Светлый фон

 

Рис. 9.3. Типовой план концентрационного лагеря и лагерь «неугодных». Слева: Лагерь Амалинда Блафф в Ист-Лондоне (Капская колония) NASA. Free State Archive Depot, SRC vol. 38 [Государственный архив ЮАР]. Справа: Лагерь «неугодных» в Винбурге [Национальный архив Соединенного Королевства] TNA, CO 1069/215, 105. Также на внутренней стороне обложки в [Pakenham 1979].

Слева Справа

 

Также внимания заслуживает медицинская помощь политическим заключенным и прочим «проблемным» обитателям лагерей. В типичном для новых политических реалий стремлении к тотальному порядку внутрисистемной организации, в британских и советских лагерях заключенные группировались в соответствии с их работоспособностью, социальным классом, политическими взглядами и тому подобными критериями. Чумные лагеря привнесли в систему отбора также и медицинский критерий, взятый в дальнейшем на вооружение и прочими лагерными учреждениями. Выше уже указывалось на сходство колониальных карантинных практик с их армейскими предшественницами, так что вовсе неудивительно, что для подавления народных волнений южноафриканские колониальные власти обратились к эпидемиологическим практикам сегрегации и изоляции. В соответствии с «рациональными и научными принципами», отточенными еще в XIX столетии, власти массово отправляли политически «неугодных» за колючую проволоку, где им, по разумению властей, предоставлялся шанс исправиться (рис. 9.3).

Концентрационные лагеря в Южной Африке задумывались одновременно и как центры оказания помощи, и как органы массового надзора и контроля. Как и в советском ГУЛАГе, самая суровая кара ожидала «политически неугодных»: «бунтовщиков», а с ними и «тех, кто не умел держать язык за зубами»[533], отдельно содержали в бараках за колючей проволокой, отправляя на самые изнурительные работы. К примеру, в лагере Блумфонтейн было устроено специальное «оцепленное проволокой пространство», прозванное Птичьей клеткой, где «во славу птиц небесных» арестанты «работали киркой и лопатой по восемь часов без передышки»[534], а в Винбурге «призывавшие нарушать закон и сопротивляться властям» сидели за «оцинкованным забором в семь или восемь футов[535] высотой»[536]. Мотивировалась подобная сегрегация противодействием заражению вредоносными идеями основной массы лагерных заключенных. Так начиналась лагерная метафоризация вполне буквального эпидемиологического языка индийских чумных карантинов.

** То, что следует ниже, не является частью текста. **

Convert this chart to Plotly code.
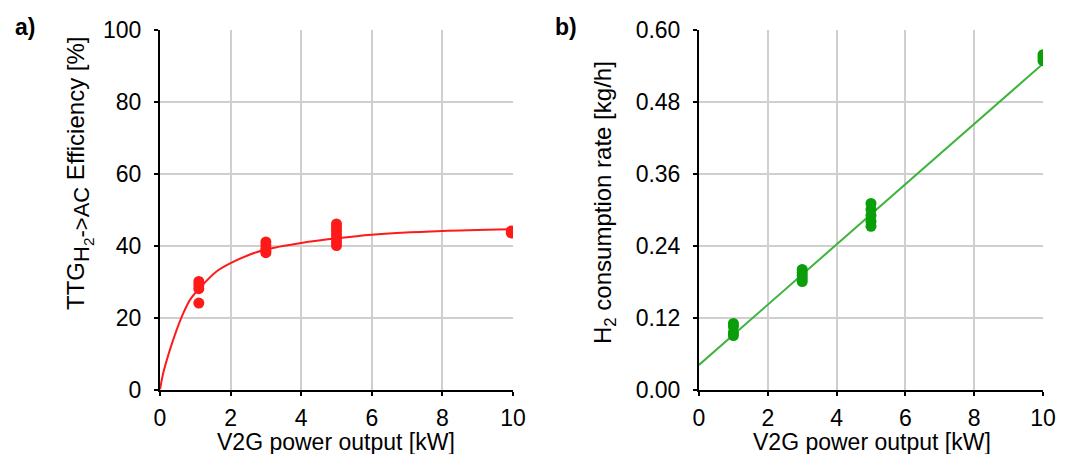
import plotly.graph_objects as go

# ---- data: panel a (efficiency) ----
a_x = [1.1, 1.1, 1.1, 1.1, 3, 3, 3, 3, 3, 5, 5, 5, 5, 5, 5, 5, 9.95, 9.95]
a_y = [30, 29, 28, 24, 41, 40, 39, 38.5, 38, 46, 45, 44, 43, 42, 41, 40, 44, 43.5]
a_fit_x = [0, 0.09, 0.28, 0.47, 0.66, 0.85, 1.08, 1.6, 2, 2.55, 3, 4, 5, 6, 8, 10]
a_fit_y = [0, 4.5, 11, 16.5, 21.2, 24.9, 27.7, 32.8, 35.1, 37.5, 38.9, 40.7, 42.0, 43.0, 44.0, 44.5]

# ---- data: panel b (H2 consumption) ----
b_x = [1, 1, 1, 1, 3, 3, 3, 3, 3, 5, 5, 5, 5, 5, 10, 10, 10]
b_y = [0.11, 0.105, 0.095, 0.09, 0.20, 0.195, 0.19, 0.185, 0.18,
       0.31, 0.30, 0.29, 0.28, 0.272, 0.558, 0.553, 0.548]
b_fit_x = [0, 10]
b_fit_y = [0.041, 0.543]

x_ticks = [0, 2, 4, 6, 8, 10]
a_yticks = [0, 20, 40, 60, 80, 100]
b_yticks = [0, 0.12, 0.24, 0.36, 0.48, 0.60]
b_yticklabels = ["0.00", "0.12", "0.24", "0.36", "0.48", "0.60"]

FONT = "Liberation Sans, Arial, sans-serif"
OFF = 8                      # page body margin in the browser
W, H = 1065 - OFF, 446
RED = "#ff1a1a"
GREEN_L = "#3cb43c"
GREEN_M = "#0a9e0a"


def px(xp):
    return (xp - OFF) / W


def py(yp):
    return 1 - (yp - OFF) / H


fig = go.Figure()
fig.add_trace(go.Scatter(x=a_fit_x, y=a_fit_y, mode="lines",
                         line=dict(color=RED, width=2, shape="spline", smoothing=0.8),
                         xaxis="x", yaxis="y", showlegend=False, hoverinfo="skip"))
fig.add_trace(go.Scatter(x=a_x, y=a_y, mode="markers", marker=dict(color=RED, size=11),
                         xaxis="x", yaxis="y", showlegend=False))
fig.add_trace(go.Scatter(x=b_fit_x, y=b_fit_y, mode="lines", line=dict(color=GREEN_L, width=2),
                         xaxis="x2", yaxis="y2", showlegend=False, hoverinfo="skip"))
fig.add_trace(go.Scatter(x=b_x, y=b_y, mode="markers", marker=dict(color=GREEN_M, size=11),
                         xaxis="x2", yaxis="y2", showlegend=False))

ydom = [py(389.5), py(29.5)]
common = dict(showline=True, linecolor="black", linewidth=2, ticks="outside", ticklen=4,
              tickcolor="black", tickwidth=2, showgrid=True, gridcolor="#cfcfcf", gridwidth=1.5,
              zeroline=False, tickfont=dict(family=FONT, size=23, color="black"),
              automargin=False, ticklabeloverflow="allow")
xcommon = dict(common, ticklabelstandoff=3)
ycommon = dict(common, ticklabelstandoff=8)

fig.update_layout(
    width=W, height=H,
    margin=dict(l=0, r=0, t=0, b=0, autoexpand=False),
    paper_bgcolor="white", plot_bgcolor="white",
    font=dict(family=FONT, color="black"),
    xaxis=dict(domain=[px(160), px(513)], range=[0, 10], tickvals=x_ticks, anchor="y", **xcommon),
    yaxis=dict(domain=ydom, range=[0, 100], tickvals=a_yticks, anchor="x", **ycommon),
    xaxis2=dict(domain=[px(699), px(1043)], range=[0, 10], tickvals=x_ticks, anchor="y2", **xcommon),
    yaxis2=dict(domain=ydom, range=[0, 0.6], tickvals=b_yticks, ticktext=b_yticklabels, anchor="x2", **ycommon),
)

ann = []
ann.append(dict(text="<b>a)</b>", x=px(25), y=py(27), xref="paper", yref="paper", showarrow=False,
                font=dict(size=23, family=FONT), xanchor="center", yanchor="middle"))
ann.append(dict(text="<b>b)</b>", x=px(566), y=py(27), xref="paper", yref="paper", showarrow=False,
                font=dict(size=23, family=FONT), xanchor="center", yanchor="middle"))
ann.append(dict(text="V2G power output [kW]", x=px(336), y=py(442), xref="paper", yref="paper",
                showarrow=False, font=dict(size=23, family=FONT), xanchor="center", yanchor="middle"))
ann.append(dict(text="V2G power output [kW]", x=px(872), y=py(442), xref="paper", yref="paper",
                showarrow=False, font=dict(size=23, family=FONT), xanchor="center", yanchor="middle"))
ann.append(dict(text="TTG<sub><span style='font-size:22px'>H<sub>2</sub>-&gt;AC</span></sub> Efficiency [%]",
                x=px(80), y=py(174),
                xref="paper", yref="paper", showarrow=False, textangle=-90,
                font=dict(size=24, family=FONT), xanchor="center", yanchor="middle"))
ann.append(dict(text="H<sub>2</sub> consumption rate [kg/h]", x=px(604), y=py(203),
                xref="paper", yref="paper", showarrow=False, textangle=-90,
                font=dict(size=24, family=FONT), xanchor="center", yanchor="middle"))
fig.update_layout(annotations=ann)

fig.write_html("out.html")
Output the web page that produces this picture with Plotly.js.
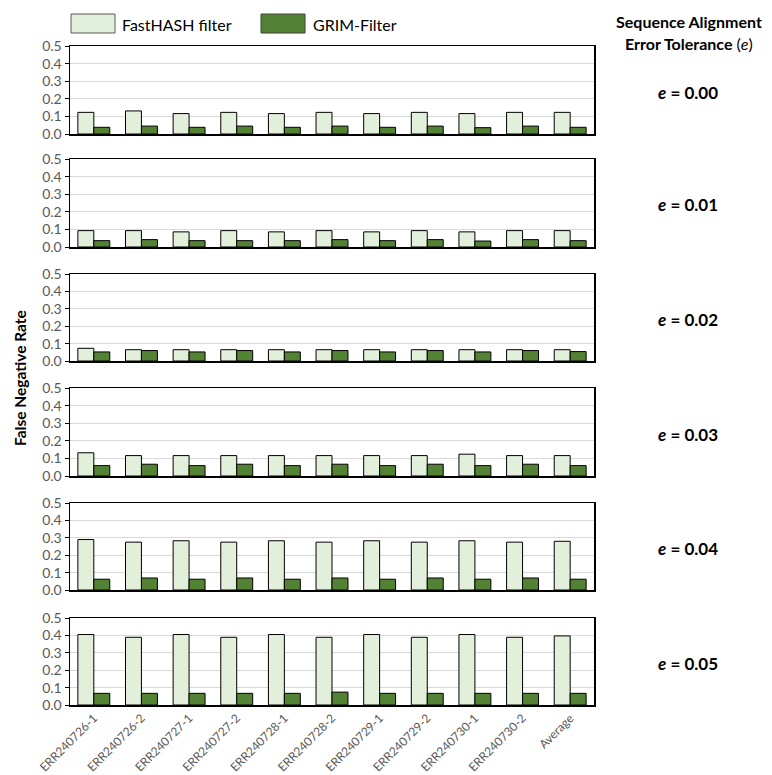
<!DOCTYPE html>
<html>
<head>
<meta charset="utf-8">
<script src="https://cdn.plot.ly/plotly-3.0.1.min.js"></script>
<style>html,body{margin:0;padding:0;background:#fff;}#chart{width:772px;height:775px;}</style>
</head>
<body>
<div id="chart"></div>
<script>
const categories = ['ERR240726-1','ERR240726-2','ERR240727-1','ERR240727-2','ERR240728-1','ERR240728-2','ERR240729-1','ERR240729-2','ERR240730-1','ERR240730-2','Average'];
const tolerances = ['0.00','0.01','0.02','0.03','0.04','0.05'];
const yTickLabels = ['0.0','0.1','0.2','0.3','0.4','0.5'];
const seriesNames = ['FastHASH filter','GRIM-Filter'];

const fastE000 = [0.123,0.131,0.116,0.123,0.116,0.123,0.116,0.123,0.116,0.123,0.123];
const grimE000 = [0.038,0.045,0.038,0.045,0.038,0.045,0.038,0.045,0.036,0.045,0.038];
const fastE001 = [0.093,0.093,0.086,0.093,0.086,0.093,0.086,0.093,0.086,0.093,0.093];
const grimE001 = [0.036,0.042,0.036,0.036,0.036,0.042,0.036,0.042,0.034,0.042,0.036];
const fastE002 = [0.073,0.065,0.065,0.065,0.065,0.065,0.065,0.065,0.065,0.065,0.065];
const grimE002 = [0.052,0.060,0.052,0.060,0.052,0.060,0.052,0.060,0.052,0.060,0.054];
const fastE003 = [0.132,0.116,0.116,0.116,0.116,0.116,0.116,0.116,0.124,0.116,0.116];
const grimE003 = [0.059,0.067,0.059,0.067,0.059,0.067,0.059,0.067,0.059,0.067,0.059];
const fastE004 = [0.290,0.275,0.283,0.275,0.283,0.275,0.283,0.275,0.283,0.275,0.280];
const grimE004 = [0.062,0.069,0.062,0.069,0.062,0.069,0.062,0.069,0.062,0.069,0.062];
const fastE005 = [0.405,0.389,0.405,0.389,0.405,0.389,0.405,0.389,0.405,0.389,0.397];
const grimE005 = [0.067,0.067,0.067,0.067,0.067,0.074,0.067,0.067,0.067,0.067,0.067];

const fastSets = [fastE000, fastE001, fastE002, fastE003, fastE004, fastE005];
const grimSets = [grimE000, grimE001, grimE002, grimE003, grimE004, grimE005];

const W = 772, H = 775;
const mL = 70, mR = 178, mT = 46, mB = 70;
const plotW = W - mL - mR, plotH = H - mT - mB;
const px2x = p => (p - mL) / plotW;
const px2y = p => (H - mB - p) / plotH;

// panel pixel extents [top, bottom]
const panels = [[46,134],[159,247],[274,361],[388,476],[503,590],[618,705]];

const fastColor = '#e2efda', grimColor = '#548235';
const font = 'Lato, "Open Sans", sans-serif';

const data = [];
const layout = {
  width: W, height: H,
  margin: {l: mL, r: mR, t: mT, b: mB},
  paper_bgcolor: '#fff', plot_bgcolor: '#fff',
  showlegend: false,
  barmode: 'group', bargap: 0.33, bargroupgap: 0,
  font: {family: font, color: '#595959'},
  shapes: [], annotations: []
};

for (let i = 0; i < 6; i++) {
  const n = i + 1;
  const xa = n === 1 ? 'x' : 'x' + n;
  const ya = n === 1 ? 'y' : 'y' + n;
  data.push({type: 'bar', name: seriesNames[0], x: categories, y: fastSets[i], xaxis: xa, yaxis: ya,
    marker: {color: fastColor, line: {color: '#000', width: 1}}, offsetgroup: 'a'});
  data.push({type: 'bar', name: seriesNames[1], x: categories, y: grimSets[i], xaxis: xa, yaxis: ya,
    marker: {color: grimColor, line: {color: '#000', width: 1}}, offsetgroup: 'b'});
  const [pt, pb] = panels[i];
  layout['xaxis' + (n === 1 ? '' : n)] = {
    domain: [0, 1], anchor: ya, type: 'category',
    showticklabels: n === 6, tickangle: -45, tickfont: {size: 12, color: '#595959', family: font},
    ticks: '', showline: true, linecolor: '#000', linewidth: 1.5, mirror: true,
    showgrid: false, zeroline: false, automargin: false, fixedrange: true
  };
  layout['yaxis' + (n === 1 ? '' : n)] = {
    domain: [px2y(pb), px2y(pt)], anchor: xa, range: [0, 0.5],
    tickvals: [0, 0.1, 0.2, 0.3, 0.4, 0.5], ticktext: yTickLabels,
    tickfont: {size: 14, color: '#595959', family: font},
    ticks: 'outside', ticklen: 4, tickcolor: '#000',
    showline: true, linecolor: '#000', linewidth: 1.5, mirror: true,
    showgrid: true, gridcolor: '#d9d9d9', gridwidth: 1, zeroline: false, automargin: false, fixedrange: true
  };
  layout.annotations.push({
    xref: 'paper', yref: 'paper', x: px2x(688), y: px2y((pt + pb) / 2 + 2),
    text: '<b><i>e</i> = ' + tolerances[i] + '</b>', showarrow: false,
    font: {size: 17, color: '#000', family: font}, xanchor: 'center', yanchor: 'middle'
  });
}

// Legend (drawn manually to match the large swatches)
layout.shapes.push({type: 'rect', xref: 'paper', yref: 'paper', x0: px2x(71), x1: px2x(115), y0: px2y(33), y1: px2y(14),
  fillcolor: fastColor, line: {color: '#595959', width: 1}});
layout.shapes.push({type: 'rect', xref: 'paper', yref: 'paper', x0: px2x(261), x1: px2x(305), y0: px2y(33), y1: px2y(14),
  fillcolor: grimColor, line: {color: '#404040', width: 1}});
layout.annotations.push({xref: 'paper', yref: 'paper', x: px2x(120), y: px2y(24), text: seriesNames[0], showarrow: false,
  xanchor: 'left', yanchor: 'middle', font: {size: 16, color: '#000', family: font}});
layout.annotations.push({xref: 'paper', yref: 'paper', x: px2x(311), y: px2y(24), text: seriesNames[1], showarrow: false,
  xanchor: 'left', yanchor: 'middle', font: {size: 16, color: '#000', family: font}});

// Right header
layout.annotations.push({xref: 'paper', yref: 'paper', x: px2x(689), y: px2y(21), text: '<b>Sequence Alignment</b>', showarrow: false,
  xanchor: 'center', yanchor: 'middle', font: {size: 16, color: '#000', family: font}});
layout.annotations.push({xref: 'paper', yref: 'paper', x: px2x(689), y: px2y(43), text: '<b>Error Tolerance</b> (<i>e</i>)', showarrow: false,
  xanchor: 'center', yanchor: 'middle', font: {size: 16, color: '#000', family: font}});

// Y axis title
layout.annotations.push({xref: 'paper', yref: 'paper', x: px2x(20), y: px2y(378), text: '<b>False Negative Rate</b>', showarrow: false,
  textangle: -90, xanchor: 'center', yanchor: 'middle', font: {size: 15.5, color: '#000', family: font}});

Plotly.newPlot('chart', data, layout, {displayModeBar: false, staticPlot: true});
</script>
</body>
</html>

Кроме того, горящие викторианской одержимостью чистотой и лоском британские чиновники часто ставили знак равенства между социальной и политической угрозой, в результате чего грязные бродяги и оборванные нищие попадали в те же «неугодные лагеря», что и политические заключенные. В том же Блумфонтейне, скажем, суперинтендант славился тем, что швырял «грязных бездельников» к «неугодным» в Птичью клетку[537], а лагерь в Норвалспонте и вовсе называли Свиным раем, поскольку туда попадали самые «отчаянно грязные и запаршивленные»[538]. То, что большевистские власти также отождествляли социальную опасность арестованных с политической (ведь классовый враг – угроза и общественному, и государственному порядку), применяя к ним ту же риторику о грязи, болезни и паразитах, заслуживает подробного исследования в свете идеологии британских и прочих лагерных систем[539].